*Aim*.
Transcribe all of the material below word for word and leave out its pictures.

*Data shown*.
⁂
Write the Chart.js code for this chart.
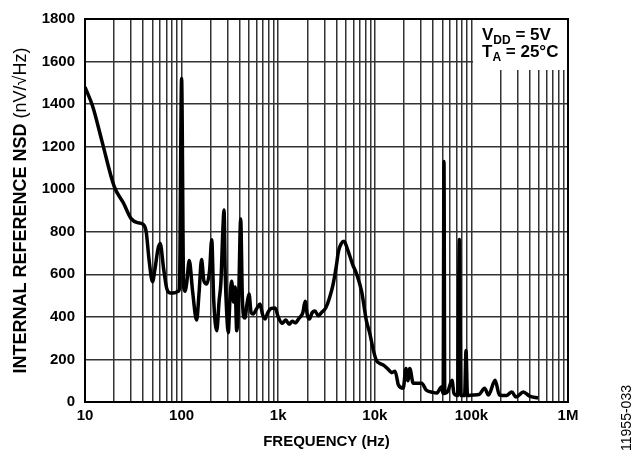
<!DOCTYPE html>
<html><head><meta charset="utf-8">
<script src="https://cdn.jsdelivr.net/npm/chart.js@4.4.0/dist/chart.umd.min.js"></script>
<style>html,body{margin:0;padding:0;background:#fff}#wrap{width:637px;height:459px}</style>
</head><body><div id="wrap"><canvas id="c" width="637" height="459"></canvas></div>
<script>
const frequencyHz = [10,12,15,20,25,30,35,40,43,46,50,53,57,60,65,70,76,85,92,95,100,105,109,113,120,130,143,152,161,170,182,195,205,215,231,245,255,268,275,283,293,304,318,330,345,358,372,390,409,425,440,453,475,499,525,552,600,648,690,730,780,850,930,1000,1100,1200,1300,1400,1500,1650,1800,1900,2000,2100,2250,2400,2600,2800,3100,3400,3700,4000,4200,4500,4800,5200,5900,6500,7300,8200,8900,9700,10400,11300,12400,14000,15000,16200,17600,19700,21000,22000,23000,25000,30600,34000,40000,43700,49000,51000,52000,53000,57000,63000,66000,72000,75000,78000,85000,88000,91000,105000,120000,137000,150000,176000,195000,230000,262000,290000,345000,400000,490000];
const nsdValues = [1480,1390,1225,1015,935,862,843,835,800,670,565,625,720,745,630,535,512,513,520,535,1520,540,520,560,665,520,385,520,670,570,555,620,763,480,335,480,560,820,902,600,420,326,500,567,470,540,335,500,860,500,400,395,460,507,420,414,440,460,410,390,420,440,442,400,370,385,365,380,372,395,420,474,410,390,420,428,405,420,442,490,553,640,707,745,755,720,646,600,520,380,320,240,195,181,172,150,138,145,79,65,158,100,158,88,88,56,45,42,70,40,1130,40,50,102,40,30,764,30,30,242,30,33,35,65,33,102,33,30,47,23,47,28,19];
const xMajorTicks = [10,100,1000,10000,100000,1000000];
const xMajorLabels = ['10','100','1k','10k','100k','1M'];
const yTicks = [0,200,400,600,800,1000,1200,1400,1600,1800];
const yTitleBold = 'INTERNAL REFERENCE NSD ';
const yTitleUnit = '(nV/\u221AHz)';
const xTitle = 'FREQUENCY (Hz)';
const figureId = '11955-033';
const condLines = [['V','DD',' = 5V'],['T','A',' = 25\u00B0C']];

const FONT = '"Liberation Sans", Arial, Helvetica, sans-serif';

const decorPlugin = {
  id: 'decor',
  afterDraw(chart) {
    const ctx = chart.ctx, ca = chart.chartArea;
    ctx.save();
    // condition box
    ctx.fillStyle = '#fff';
    ctx.fillRect(ca.right - 95, ca.top, 95, 51);
    ctx.fillStyle = '#000';
    ctx.textBaseline = 'alphabetic';
    ctx.textAlign = 'left';
    const baseY = [ca.top + 21, ca.top + 38];
    condLines.forEach((ln, i) => {
      let x = ca.right - 86;
      ctx.font = 'bold 17px ' + FONT;
      ctx.fillText(ln[0], x, baseY[i]); x += ctx.measureText(ln[0]).width;
      ctx.font = 'bold 12px ' + FONT;
      ctx.fillText(ln[1], x, baseY[i] + 4); x += ctx.measureText(ln[1]).width;
      ctx.font = 'bold 17px ' + FONT;
      ctx.fillText(ln[2], x, baseY[i]);
    });
    // frame
    ctx.strokeStyle = '#000';
    ctx.lineWidth = 2;
    ctx.strokeRect(ca.left, ca.top, ca.right - ca.left, ca.bottom - ca.top);
    // y title
    ctx.save();
    ctx.translate(21, (ca.top + ca.bottom) / 2);
    ctx.rotate(-Math.PI / 2);
    ctx.textBaseline = 'middle';
    ctx.font = 'bold 18px ' + FONT;
    const w1 = ctx.measureText(yTitleBold).width;
    ctx.font = '18px ' + FONT;
    const w2 = ctx.measureText(yTitleUnit).width;
    let sx = -(w1 + w2) / 2;
    ctx.font = 'bold 18px ' + FONT;
    ctx.fillText(yTitleBold, sx, 0);
    ctx.font = '18px ' + FONT;
    ctx.fillText(yTitleUnit, sx + w1, 0);
    ctx.restore();
    // figure id
    ctx.save();
    ctx.translate(627, 418);
    ctx.rotate(-Math.PI / 2);
    ctx.textAlign = 'center';
    ctx.textBaseline = 'middle';
    ctx.font = '14px ' + FONT;
    ctx.fillText(figureId, 0, 0);
    ctx.restore();
    ctx.restore();
  }
};

const points = frequencyHz.map((f, i) => ({x: f, y: nsdValues[i]}));

new Chart(document.getElementById('c'), {
  type: 'line',
  data: { datasets: [{ data: points, borderColor: '#000', borderWidth: 3.5, pointRadius: 0, fill: false, cubicInterpolationMode: 'monotone' }] },
  options: {
    responsive: false, animation: false, devicePixelRatio: 1,
    layout: { padding: { top: 15, right: 69, left: 0, bottom: 0 } },
    plugins: { legend: { display: false }, tooltip: { enabled: false } },
    scales: {
      x: {
        type: 'logarithmic', min: 10, max: 1000000,
        afterBuildTicks(scale) {
          const t = [];
          for (let d = 0; d < xMajorTicks.length - 1; d++) for (let k = 1; k <= 9; k++) t.push(xMajorTicks[d] * k);
          t.push(xMajorTicks[xMajorTicks.length - 1]);
          scale.ticks = t.map(v => ({ value: v }));
        },
        afterFit(scale) { scale.height = 57; },
        ticks: {
          autoSkip: false, maxRotation: 0, minRotation: 0, padding: 5, color: '#000',
          font: { family: FONT, size: 15, weight: 'bold' },
          callback(v) { const i = xMajorTicks.indexOf(v); return i >= 0 ? xMajorLabels[i] : ''; }
        },
        grid: { color: '#333', lineWidth: 1.5, drawTicks: false },
        border: { display: false },
        title: { display: true, text: xTitle, color: '#000', font: { family: FONT, size: 15, weight: 'bold' }, padding: { top: 4, bottom: 8 } }
      },
      y: {
        min: 0, max: 1800,
        afterBuildTicks(scale) { scale.ticks = yTicks.map(v => ({ value: v })); },
        afterFit(scale) { scale.width = 85; },
        ticks: { padding: 10, color: '#000', font: { family: FONT, size: 15, weight: 'bold' }, callback: v => String(v) },
        grid: { color: '#333', lineWidth: 1.5, drawTicks: false },
        border: { display: false }
      }
    }
  },
  plugins: [decorPlugin]
});
</script></body></html>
⁂
*Answer below*.
Write the Chart.js code for this chart.
<!DOCTYPE html>
<html><head><meta charset="utf-8">
<script src="https://cdn.jsdelivr.net/npm/chart.js@4.4.0/dist/chart.umd.min.js"></script>
<style>html,body{margin:0;padding:0;background:#fff}#wrap{width:637px;height:459px}</style>
</head><body><div id="wrap"><canvas id="c" width="637" height="459"></canvas></div>
<script>
const frequencyHz = [10,12,15,20,25,30,35,40,43,46,50,53,57,60,65,70,76,85,92,95,100,105,109,113,120,130,143,152,161,170,182,195,205,215,231,245,255,268,275,283,293,304,318,330,345,358,372,390,409,425,440,453,475,499,525,552,600,648,690,730,780,850,930,1000,1100,1200,1300,1400,1500,1650,1800,1900,2000,2100,2250,2400,2600,2800,3100,3400,3700,4000,4200,4500,4800,5200,5900,6500,7300,8200,8900,9700,10400,11300,12400,14000,15000,16200,17600,19700,21000,22000,23000,25000,30600,34000,40000,43700,49000,51000,52000,53000,57000,63000,66000,72000,75000,78000,85000,88000,91000,105000,120000,137000,150000,176000,195000,230000,262000,290000,345000,400000,490000];
const nsdValues = [1480,1390,1225,1015,935,862,843,835,800,670,565,625,720,745,630,535,512,513,520,535,1520,540,520,560,665,520,385,520,670,570,555,620,763,480,335,480,560,820,902,600,420,326,500,567,470,540,335,500,860,500,400,395,460,507,420,414,440,460,410,390,420,440,442,400,370,385,365,380,372,395,420,474,410,390,420,428,405,420,442,490,553,640,707,745,755,720,646,600,520,380,320,240,195,181,172,150,138,145,79,65,158,100,158,88,88,56,45,42,70,40,1130,40,50,102,40,30,764,30,30,242,30,33,35,65,33,102,33,30,47,23,47,28,19];
const xMajorTicks = [10,100,1000,10000,100000,1000000];
const xMajorLabels = ['10','100','1k','10k','100k','1M'];
const yTicks = [0,200,400,600,800,1000,1200,1400,1600,1800];
const yTitleBold = 'INTERNAL REFERENCE NSD ';
const yTitleUnit = '(nV/\u221AHz)';
const xTitle = 'FREQUENCY (Hz)';
const figureId = '11955-033';
const condLines = [['V','DD',' = 5V'],['T','A',' = 25\u00B0C']];

const FONT = '"Liberation Sans", Arial, Helvetica, sans-serif';

const decorPlugin = {
  id: 'decor',
  afterDraw(chart) {
    const ctx = chart.ctx, ca = chart.chartArea;
    ctx.save();
    // condition box
    ctx.fillStyle = '#fff';
    ctx.fillRect(ca.right - 95, ca.top, 95, 51);
    ctx.fillStyle = '#000';
    ctx.textBaseline = 'alphabetic';
    ctx.textAlign = 'left';
    const baseY = [ca.top + 21, ca.top + 38];
    condLines.forEach((ln, i) => {
      let x = ca.right - 86;
      ctx.font = 'bold 17px ' + FONT;
      ctx.fillText(ln[0], x, baseY[i]); x += ctx.measureText(ln[0]).width;
      ctx.font = 'bold 12px ' + FONT;
      ctx.fillText(ln[1], x, baseY[i] + 4); x += ctx.measureText(ln[1]).width;
      ctx.font = 'bold 17px ' + FONT;
      ctx.fillText(ln[2], x, baseY[i]);
    });
    // frame
    ctx.strokeStyle = '#000';
    ctx.lineWidth = 2;
    ctx.strokeRect(ca.left, ca.top, ca.right - ca.left, ca.bottom - ca.top);
    // y title
    ctx.save();
    ctx.translate(21, (ca.top + ca.bottom) / 2);
    ctx.rotate(-Math.PI / 2);
    ctx.textBaseline = 'middle';
    ctx.font = 'bold 18px ' + FONT;
    const w1 = ctx.measureText(yTitleBold).width;
    ctx.font = '18px ' + FONT;
    const w2 = ctx.measureText(yTitleUnit).width;
    let sx = -(w1 + w2) / 2;
    ctx.font = 'bold 18px ' + FONT;
    ctx.fillText(yTitleBold, sx, 0);
    ctx.font = '18px ' + FONT;
    ctx.fillText(yTitleUnit, sx + w1, 0);
    ctx.restore();
    // figure id
    ctx.save();
    ctx.translate(627, 418);
    ctx.rotate(-Math.PI / 2);
    ctx.textAlign = 'center';
    ctx.textBaseline = 'middle';
    ctx.font = '14px ' + FONT;
    ctx.fillText(figureId, 0, 0);
    ctx.restore();
    ctx.restore();
  }
};

const points = frequencyHz.map((f, i) => ({x: f, y: nsdValues[i]}));

new Chart(document.getElementById('c'), {
  type: 'line',
  data: { datasets: [{ data: points, borderColor: '#000', borderWidth: 3.5, pointRadius: 0, fill: false, cubicInterpolationMode: 'monotone' }] },
  options: {
    responsive: false, animation: false, devicePixelRatio: 1,
    layout: { padding: { top: 15, right: 69, left: 0, bottom: 0 } },
    plugins: { legend: { display: false }, tooltip: { enabled: false } },
    scales: {
      x: {
        type: 'logarithmic', min: 10, max: 1000000,
        afterBuildTicks(scale) {
          const t = [];
          for (let d = 0; d < xMajorTicks.length - 1; d++) for (let k = 1; k <= 9; k++) t.push(xMajorTicks[d] * k);
          t.push(xMajorTicks[xMajorTicks.length - 1]);
          scale.ticks = t.map(v => ({ value: v }));
        },
        afterFit(scale) { scale.height = 57; },
        ticks: {
          autoSkip: false, maxRotation: 0, minRotation: 0, padding: 5, color: '#000',
          font: { family: FONT, size: 15, weight: 'bold' },
          callback(v) { const i = xMajorTicks.indexOf(v); return i >= 0 ? xMajorLabels[i] : ''; }
        },
        grid: { color: '#333', lineWidth: 1.5, drawTicks: false },
        border: { display: false },
        title: { display: true, text: xTitle, color: '#000', font: { family: FONT, size: 15, weight: 'bold' }, padding: { top: 4, bottom: 8 } }
      },
      y: {
        min: 0, max: 1800,
        afterBuildTicks(scale) { scale.ticks = yTicks.map(v => ({ value: v })); },
        afterFit(scale) { scale.width = 85; },
        ticks: { padding: 10, color: '#000', font: { family: FONT, size: 15, weight: 'bold' }, callback: v => String(v) },
        grid: { color: '#333', lineWidth: 1.5, drawTicks: false },
        border: { display: false }
      }
    }
  },
  plugins: [decorPlugin]
});
</script></body></html>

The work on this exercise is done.